Characterization of PCCI Combustion in a Single Cylinder CI Engine Fuelled with RME and Bio-Ethanol

This paper reports experiments on a single-cylinder direct-injection compression ignition engine operating in premixed charge compression ignition (PCCI) combustion mode. The engine was fuelled with pure rapeseed methyl ester (RME) and bio-ethanol. RME was injected in the combustion chamber by common rail (CR) injection system at 800 bar and bio-ethanol in the intake manifold by commercial port fuel injection system at 3.5 bar. The effects of different percentage of bio-ethanol were studied by means of both the in-cylinder heat release analysis and the high-speed UV-visible chemiluminescence visualization.

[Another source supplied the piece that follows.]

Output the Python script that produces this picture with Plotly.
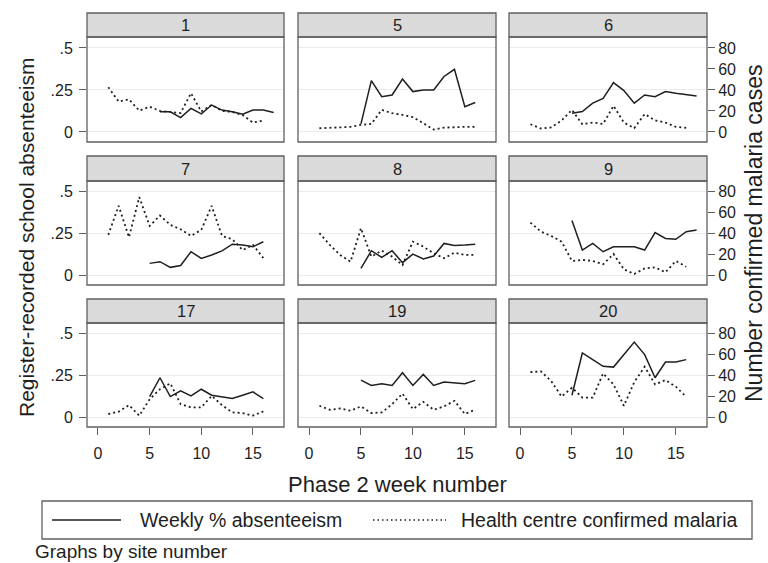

The pollutant formation and exhaust emissions of the engine operating in dual fuel mode were evaluated.

The increase of the bio-ethanol content improved the brake thermal efficiency slightly even if the brake fuel consumption increased. However, the choice to inject two biofuels decreases both the smoke opacity and NO_x concentration. These results were analyzed considering the data obtained by spectroscopy measurements in the combustion chamber. In particular, the high presence of radical species such as OH, HCO, and H₂CO contribute to describe the chemical reactions and physical processes involved in dual fuel combustion mode.